Search This Blog

21.12.15

LA GOP hopes to move past majority growing pains

That so many Louisiana Republicans have come out the woodwork to run for the state’s open U.S. Senate seat next year illustrates the maturation and but possible continued immaturity of the party that gave away its control of the governorship this year.



Loser of that election runoff Sen. David Vitter decided to call it quits in his current spot after that debacle Republicans inflicted upon themselves. Throughout most of that cycle observers considered a GOP candidate a lock to win, and Vitter the favorite to do so.



Republicans have put themselves in the strong position they hold in the state now – near supermajority status in the Legislature; control of the Supreme Court, Board of Elementary and Secondary Education, and Public Service Commission; holders of every state statewide office except soon governor; of the seven U.S. House seats serve in six of them; and have both senators – at the state level less for what they have done than the self-destruction arranged by state Democrats with their insistence on following national Democrats ever further leftward ideologically. This hari-kari encouraged factionalism among Republicans since Democrats made themselves too weak to offer the necessary incentive for the GOP to emphasize the winning conservative ideology that earned them the state’s majority and instead lazily allowed Republicans to base their candidacies and policies on the state’s common past political cultural themes of populism and personalism, making personalities rather than ideology the flashpoints of conflict and policy-making.

Nowhere did this appear more evident in the governor’s race. GOP candidates, to varying degrees, deemphasized ideology and instead engaged in sportive bloodletting among themselves. Lt. Gov. Jay Dardenne ran an almost non-ideological campaign, stressing experience and competence while presenting an ideologically confused mélange of issue preferences that would lose the race but win him a job in a Democrat’s administration. Public Service Commissioner Scott Angelle paid lip service to conservatism in general statements, but a number of his specific issue preferences veered away from it. Even the most consistent ideological conservative in the campaign, Vitter, allowed that to get swamped by responding to personal attacks on him by the other two and on Gov. Bobby Jindal, with this even washing over and moderating some of his conservative policies, further diluting any conservative ideological message.



Such wholesale breaking of the 11th Commandment for the GOP that should land all three in political purgatory for some time came because all felt the stakes so high. The trio believed whichever Republican ended up facing Democrat then-state Rep. John Bel Edwards surely would win. So it became necessary to savage each other to get to the “sure” thing – except they so battered each other while giving Edwards almost a free ride and hopelessly blurring ideological lines that they gave away the trump card of ideology, allowing Edwards to resurrect the populist sentiments still present in the political culture all the way to a victory.



The preamble of the Senate race once again presents the same dynamics: a race thought not losable by Republicans, with a goal of making it to a runoff against a Democrat, attracting all sorts of competitors. That dynamic demonstrates the maturity of the party in that it has majority status that produces officeholders (until Democrats move to the center) unless they act in ways to throw away the election.
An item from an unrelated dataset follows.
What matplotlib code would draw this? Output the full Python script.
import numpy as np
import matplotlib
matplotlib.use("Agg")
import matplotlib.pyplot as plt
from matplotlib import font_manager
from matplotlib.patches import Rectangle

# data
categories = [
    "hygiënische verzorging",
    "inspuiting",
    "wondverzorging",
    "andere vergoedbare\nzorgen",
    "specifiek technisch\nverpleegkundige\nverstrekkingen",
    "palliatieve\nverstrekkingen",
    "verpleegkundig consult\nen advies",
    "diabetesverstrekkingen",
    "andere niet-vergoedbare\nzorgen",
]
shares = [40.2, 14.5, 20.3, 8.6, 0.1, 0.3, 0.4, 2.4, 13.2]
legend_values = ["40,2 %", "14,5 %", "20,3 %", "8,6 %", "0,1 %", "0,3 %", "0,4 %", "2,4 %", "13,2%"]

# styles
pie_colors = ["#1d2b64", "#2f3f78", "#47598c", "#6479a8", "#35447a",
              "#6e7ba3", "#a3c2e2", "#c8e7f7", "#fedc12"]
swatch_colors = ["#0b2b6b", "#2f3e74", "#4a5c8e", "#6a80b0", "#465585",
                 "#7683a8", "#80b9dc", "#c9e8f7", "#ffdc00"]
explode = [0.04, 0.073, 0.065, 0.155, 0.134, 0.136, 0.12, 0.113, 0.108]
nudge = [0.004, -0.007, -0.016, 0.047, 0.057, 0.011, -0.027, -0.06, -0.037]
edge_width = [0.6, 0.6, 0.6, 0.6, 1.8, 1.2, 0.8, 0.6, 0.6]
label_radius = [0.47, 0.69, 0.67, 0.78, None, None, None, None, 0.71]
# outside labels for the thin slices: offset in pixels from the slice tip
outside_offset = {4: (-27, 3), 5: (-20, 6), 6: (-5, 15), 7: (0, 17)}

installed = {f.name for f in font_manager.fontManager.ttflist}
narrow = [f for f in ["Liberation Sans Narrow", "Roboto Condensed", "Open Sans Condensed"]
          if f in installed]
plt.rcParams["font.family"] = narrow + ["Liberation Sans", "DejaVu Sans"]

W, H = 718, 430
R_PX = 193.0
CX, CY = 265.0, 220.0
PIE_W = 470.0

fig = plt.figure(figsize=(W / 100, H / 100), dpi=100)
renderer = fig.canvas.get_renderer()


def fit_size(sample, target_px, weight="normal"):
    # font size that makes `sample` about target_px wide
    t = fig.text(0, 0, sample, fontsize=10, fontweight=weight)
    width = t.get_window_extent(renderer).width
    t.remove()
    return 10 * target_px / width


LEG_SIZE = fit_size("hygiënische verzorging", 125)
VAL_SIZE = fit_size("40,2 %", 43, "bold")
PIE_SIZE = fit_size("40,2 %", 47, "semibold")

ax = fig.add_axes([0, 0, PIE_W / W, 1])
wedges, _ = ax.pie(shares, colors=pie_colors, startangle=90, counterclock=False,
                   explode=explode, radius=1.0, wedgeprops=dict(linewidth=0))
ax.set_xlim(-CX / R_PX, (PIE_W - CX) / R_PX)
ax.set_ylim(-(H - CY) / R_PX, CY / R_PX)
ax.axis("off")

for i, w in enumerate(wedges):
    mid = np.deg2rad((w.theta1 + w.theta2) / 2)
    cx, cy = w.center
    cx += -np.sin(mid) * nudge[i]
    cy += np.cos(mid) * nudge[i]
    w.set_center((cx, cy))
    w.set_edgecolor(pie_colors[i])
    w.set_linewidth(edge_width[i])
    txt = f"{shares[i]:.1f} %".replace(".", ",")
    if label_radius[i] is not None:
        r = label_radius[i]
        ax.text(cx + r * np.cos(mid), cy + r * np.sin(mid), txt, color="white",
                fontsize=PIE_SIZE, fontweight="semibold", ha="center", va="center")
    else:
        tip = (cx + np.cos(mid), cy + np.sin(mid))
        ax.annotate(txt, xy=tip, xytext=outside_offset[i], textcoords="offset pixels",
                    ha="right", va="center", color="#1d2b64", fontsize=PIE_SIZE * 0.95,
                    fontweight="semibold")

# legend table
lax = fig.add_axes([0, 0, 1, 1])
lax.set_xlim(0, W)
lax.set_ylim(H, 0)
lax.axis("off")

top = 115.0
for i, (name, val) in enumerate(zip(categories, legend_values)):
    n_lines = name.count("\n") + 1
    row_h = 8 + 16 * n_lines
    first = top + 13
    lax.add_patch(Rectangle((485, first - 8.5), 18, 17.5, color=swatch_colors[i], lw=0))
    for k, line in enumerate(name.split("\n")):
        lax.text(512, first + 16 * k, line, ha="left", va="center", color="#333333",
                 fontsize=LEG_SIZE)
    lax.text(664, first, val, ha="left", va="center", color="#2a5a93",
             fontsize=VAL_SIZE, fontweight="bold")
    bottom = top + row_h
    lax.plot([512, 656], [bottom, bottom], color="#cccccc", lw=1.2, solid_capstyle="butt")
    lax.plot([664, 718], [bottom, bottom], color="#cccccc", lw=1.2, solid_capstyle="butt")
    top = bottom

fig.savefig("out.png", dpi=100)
Its existence does not invalidate the dynamic of immaturity that remains in the background – that a party that does have a glue of conservatism to keep its candidates bound to each other, which allows fixation on person rather than on ideas, thereby invites personalistic campaigning and governing. As part of that campaigning comes the potentially destructive mode as witnessed in the governor’s race.



As things stand, the only initial difference between this year’s gubernatorial contest and next year’s Senate race is the number of candidates, as Vitter’s presence self-deported a few GOP names from consideration. Had he not run, conveying that perception of a heavy favorite, that contest may have doubled in the number of serious Republicans running.



Where things go from here depends upon whether the GOP candidates involved have a better understanding that they must seek to differentiate themselves on the bases of issue preferences, competence, and experience. Even though this kind of contest’s dynamics make a Democrat upset even less likely than the long shot it was for the governor’s race – higher turnout and more disproportionately Republican with Democrat candidates more easily linked to the greater ideological content of national office – fratricidal behavior stemming from lambasting Republican opponents on personal grounds again would open the door to frittering away normally a sure thing.



Louisiana Republicans as politicians will mature completely when all understand that elections have policy consequences, that even if they lose they benefit by having somebody in position to further their presumed agenda. Alleged conservative candidates who turn on others with personal attacks unrelated to genuine issues of competence in office show they put personal gain ahead of serving the people, because just to win power they reduce the chances of adoption of a program they should believe helps the people. It’s a majority party’s growing pains that, GOP partisans may hope, ran their course in the disastrous gubernatorial election.